- DATA LINES -
___
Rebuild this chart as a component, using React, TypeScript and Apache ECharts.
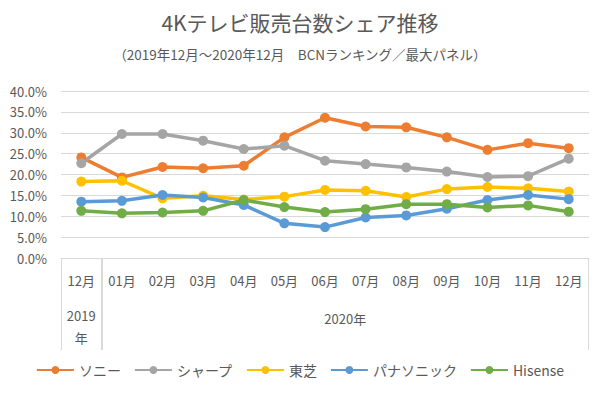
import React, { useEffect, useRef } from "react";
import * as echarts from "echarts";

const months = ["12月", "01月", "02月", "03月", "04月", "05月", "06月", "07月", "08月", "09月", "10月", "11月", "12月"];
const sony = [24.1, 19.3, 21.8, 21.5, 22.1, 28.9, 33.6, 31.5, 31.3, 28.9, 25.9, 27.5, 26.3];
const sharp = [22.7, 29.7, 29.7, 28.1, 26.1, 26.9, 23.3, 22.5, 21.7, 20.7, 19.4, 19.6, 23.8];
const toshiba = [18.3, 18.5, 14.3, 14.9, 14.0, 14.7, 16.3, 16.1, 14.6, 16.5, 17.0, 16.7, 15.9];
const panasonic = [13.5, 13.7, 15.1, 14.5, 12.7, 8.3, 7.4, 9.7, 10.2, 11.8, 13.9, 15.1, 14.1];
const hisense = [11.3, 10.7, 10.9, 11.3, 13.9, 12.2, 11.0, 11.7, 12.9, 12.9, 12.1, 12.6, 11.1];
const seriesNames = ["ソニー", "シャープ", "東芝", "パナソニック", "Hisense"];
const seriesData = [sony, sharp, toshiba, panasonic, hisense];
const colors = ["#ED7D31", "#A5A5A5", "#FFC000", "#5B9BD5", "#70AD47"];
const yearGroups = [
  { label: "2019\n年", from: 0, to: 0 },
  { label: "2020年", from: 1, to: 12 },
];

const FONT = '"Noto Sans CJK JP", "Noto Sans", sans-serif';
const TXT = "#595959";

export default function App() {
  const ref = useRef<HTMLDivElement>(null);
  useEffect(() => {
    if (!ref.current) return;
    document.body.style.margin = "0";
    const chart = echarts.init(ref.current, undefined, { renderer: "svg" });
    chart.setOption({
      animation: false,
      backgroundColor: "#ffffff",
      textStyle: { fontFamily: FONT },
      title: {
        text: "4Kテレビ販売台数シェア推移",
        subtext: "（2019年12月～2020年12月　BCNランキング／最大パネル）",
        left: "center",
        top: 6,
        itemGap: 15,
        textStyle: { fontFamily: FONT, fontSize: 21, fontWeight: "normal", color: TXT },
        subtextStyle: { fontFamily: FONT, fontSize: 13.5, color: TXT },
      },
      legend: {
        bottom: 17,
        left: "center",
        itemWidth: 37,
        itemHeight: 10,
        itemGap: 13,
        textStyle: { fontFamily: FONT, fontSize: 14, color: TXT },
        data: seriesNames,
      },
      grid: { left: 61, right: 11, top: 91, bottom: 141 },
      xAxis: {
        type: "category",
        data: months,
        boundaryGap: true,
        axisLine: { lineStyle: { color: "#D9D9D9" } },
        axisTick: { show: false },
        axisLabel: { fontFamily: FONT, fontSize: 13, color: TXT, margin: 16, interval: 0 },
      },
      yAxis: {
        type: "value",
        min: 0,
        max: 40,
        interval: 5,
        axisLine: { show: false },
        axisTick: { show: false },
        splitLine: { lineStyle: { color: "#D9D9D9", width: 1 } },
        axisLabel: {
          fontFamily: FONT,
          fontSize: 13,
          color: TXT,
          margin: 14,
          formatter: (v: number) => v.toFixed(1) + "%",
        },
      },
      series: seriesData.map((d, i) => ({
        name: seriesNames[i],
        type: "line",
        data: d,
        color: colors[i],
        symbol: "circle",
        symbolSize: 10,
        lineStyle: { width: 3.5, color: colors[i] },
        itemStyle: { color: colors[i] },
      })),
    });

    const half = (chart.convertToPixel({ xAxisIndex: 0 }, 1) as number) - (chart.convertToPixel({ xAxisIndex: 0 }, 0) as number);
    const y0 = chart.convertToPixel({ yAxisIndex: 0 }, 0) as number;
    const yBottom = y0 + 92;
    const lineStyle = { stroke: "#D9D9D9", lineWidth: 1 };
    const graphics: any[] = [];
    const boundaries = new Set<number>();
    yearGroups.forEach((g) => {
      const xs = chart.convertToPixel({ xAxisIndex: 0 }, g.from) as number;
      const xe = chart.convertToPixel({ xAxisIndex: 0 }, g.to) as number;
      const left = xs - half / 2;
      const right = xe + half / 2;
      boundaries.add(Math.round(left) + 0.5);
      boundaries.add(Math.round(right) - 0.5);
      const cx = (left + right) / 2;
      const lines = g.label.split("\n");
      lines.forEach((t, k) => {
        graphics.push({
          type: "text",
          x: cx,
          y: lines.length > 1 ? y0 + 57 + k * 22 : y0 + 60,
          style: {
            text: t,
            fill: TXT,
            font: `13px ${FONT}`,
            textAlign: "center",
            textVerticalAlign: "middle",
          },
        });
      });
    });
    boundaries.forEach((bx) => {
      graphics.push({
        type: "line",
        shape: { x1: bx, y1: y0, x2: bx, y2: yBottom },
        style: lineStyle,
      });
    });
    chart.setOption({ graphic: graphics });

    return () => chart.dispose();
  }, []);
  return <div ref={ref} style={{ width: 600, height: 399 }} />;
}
___
- YOUR TASK -
Restate only the lines running from the start of the material above through the line containing "import * as", ends included. No pictures.

- THE RESPONSE -
Rebuild this chart as a component, using React, TypeScript and Apache ECharts.
import React, { useEffect, useRef } from "react";
import * as echarts from "echarts";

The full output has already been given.